In one of his latest articles, Mr. Jeff Goins wrote about how it’s not enough to have passion.  Passion must be combined with demand.  I’m still not sure if what I write is in demand.  My blog is on the wordpress.com site.  I’ve noticed how folks who read my blog are more receptive to my poetry than they are to any other kinds of writings I do.  Although I write a variety of types of writing ranging from poetry, fiction, nonfiction and writing tips, I’ve received more likes for poetry than for anything else.  The interest in poetry is strong.

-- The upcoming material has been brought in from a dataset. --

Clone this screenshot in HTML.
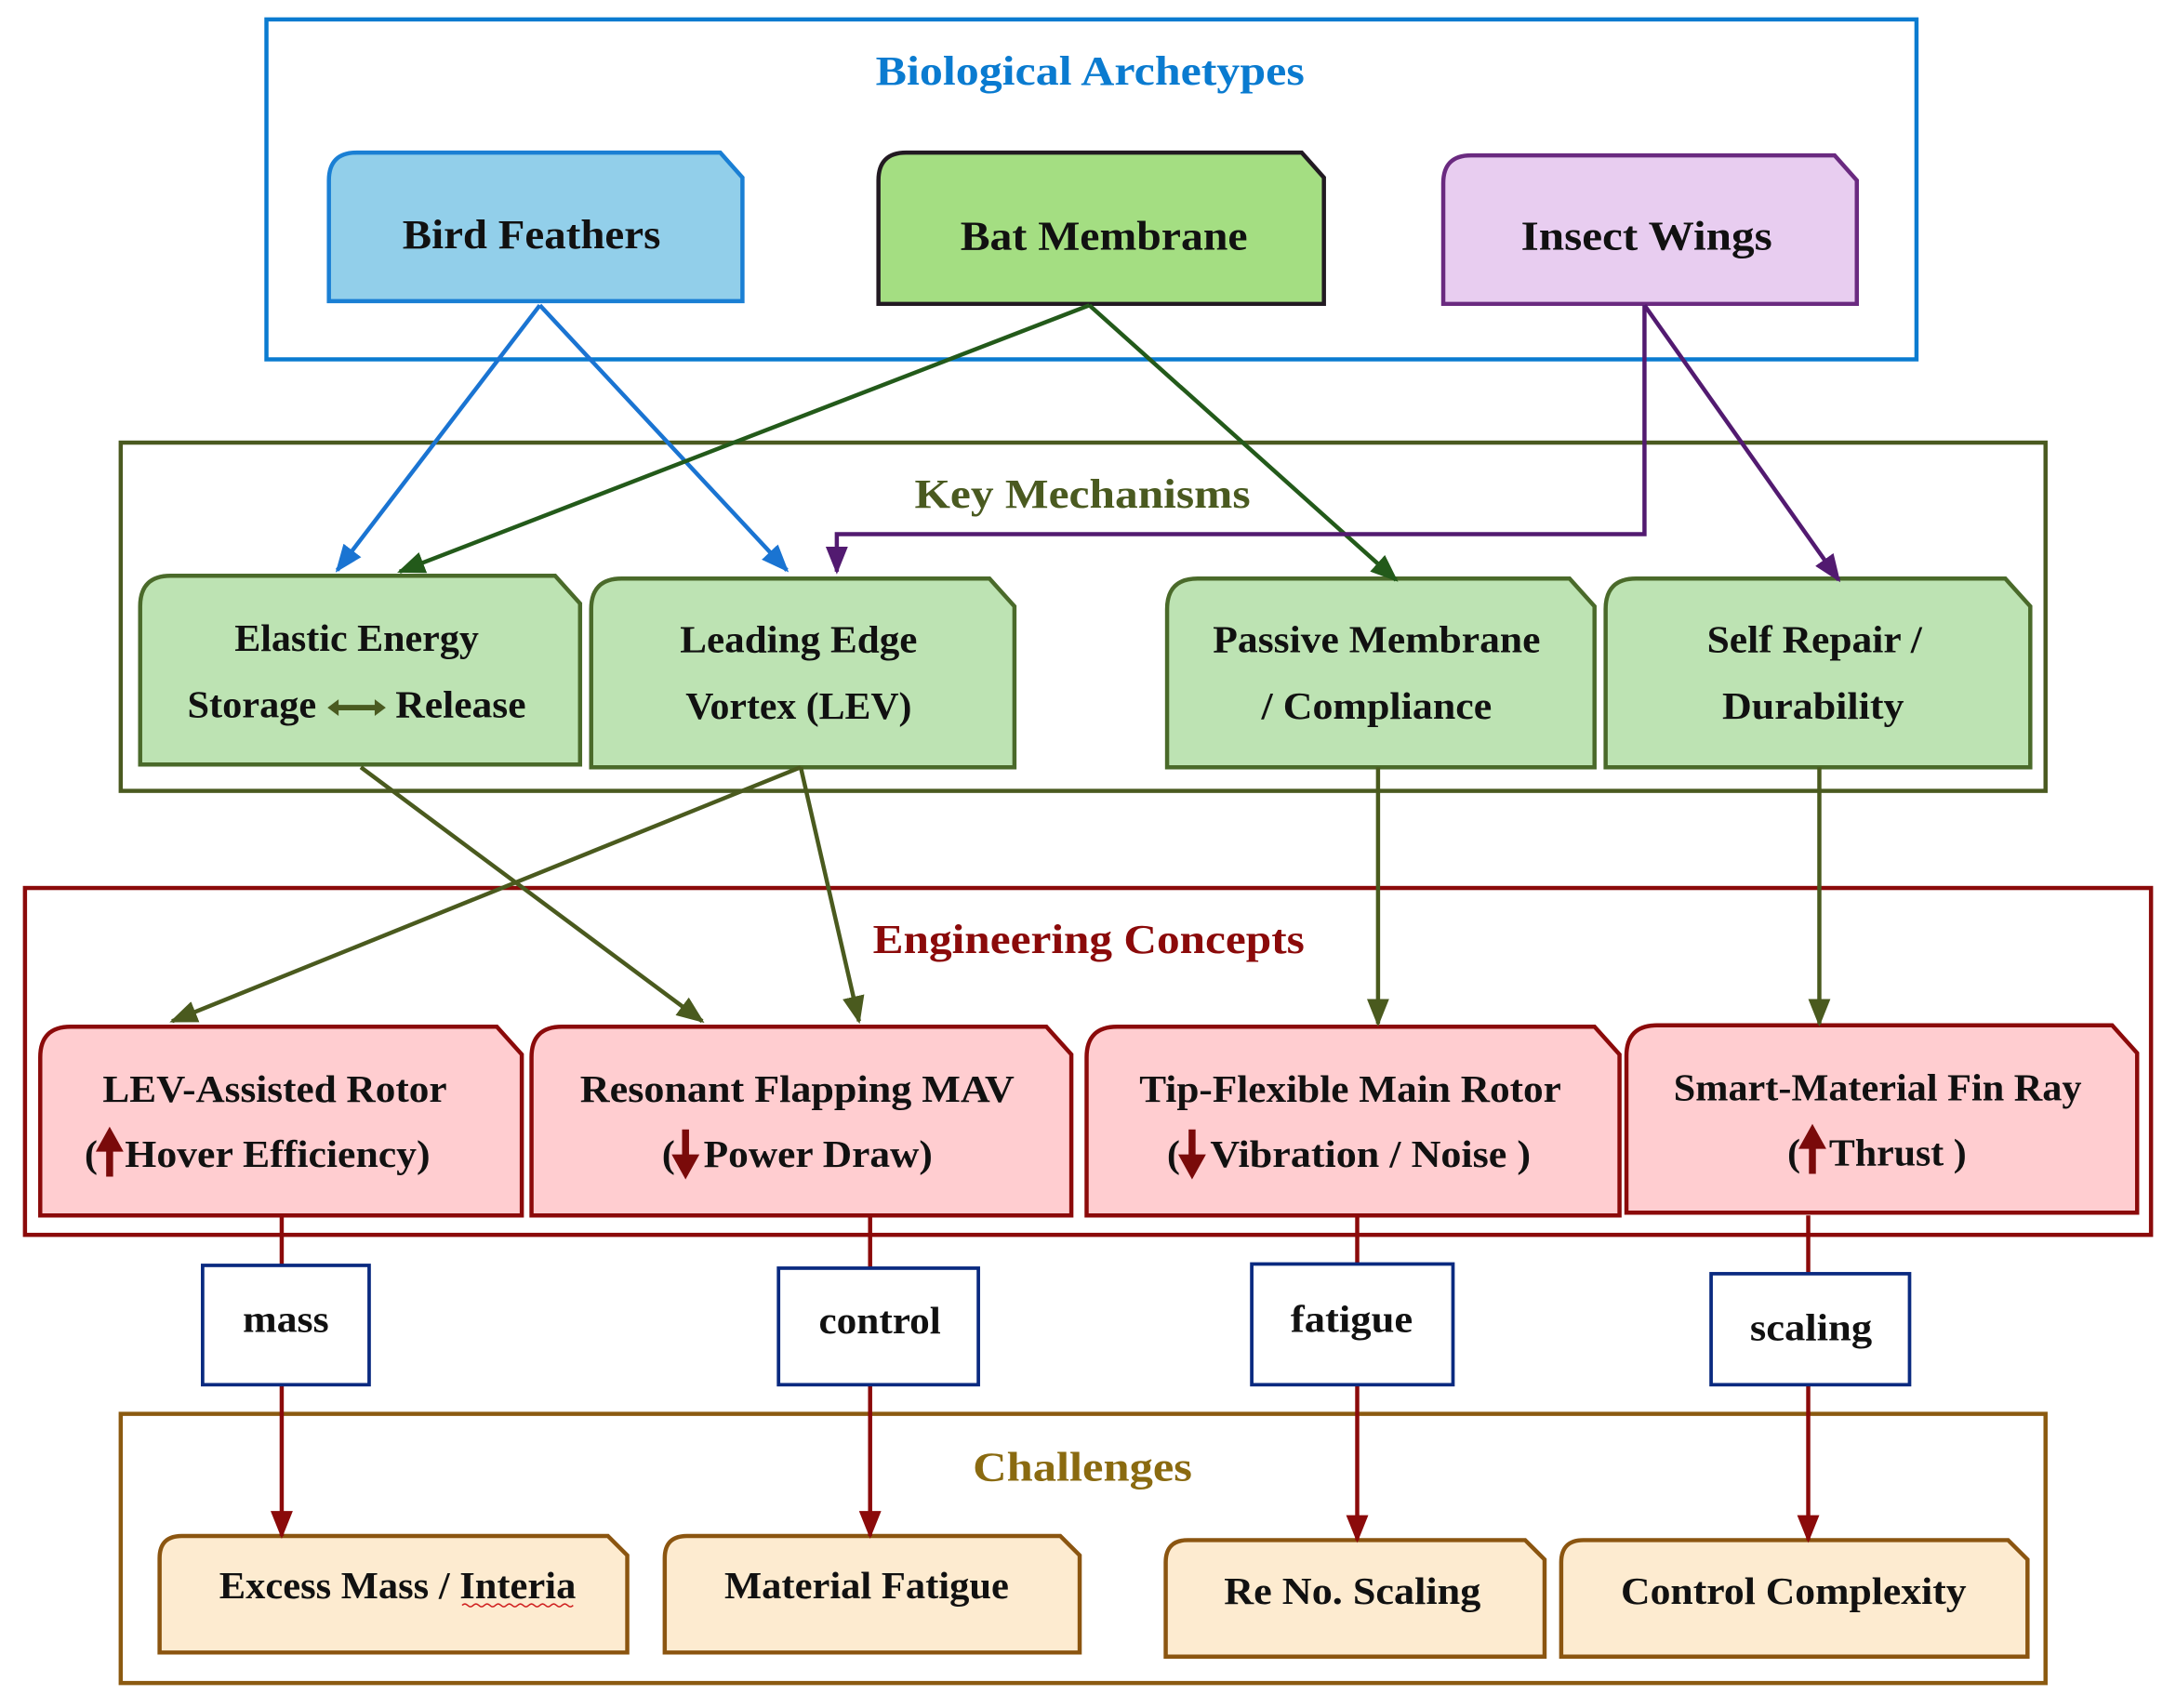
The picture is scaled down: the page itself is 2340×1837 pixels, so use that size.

I realize it’s important to give the public what it wants, but I still have to stay true to myself.  Don’t misunderstand me.  Out of all the genres of writing, poetry had always been my biggest passion.  It’s gratifying the way my poetry is well received.  However, I’d like to continue to grow as a writer.  Therefore, I continue to include fiction, nonfiction and writing tips periodically, in addition to including poetry.  Although I don’t get as many likes for my fiction, nonfiction and writing tips, I do get some likes.  It shows folks out there are interested, but not as much as most of the folks who read my blog are interested in poetry.  Still, I’m not deterred from writing fiction and other genres of writing.  As long as those posts also continue to get read, it doesn’t matter how many or how few likes I get for a given post.  What’s most important is folks are interested enough to read and to learn.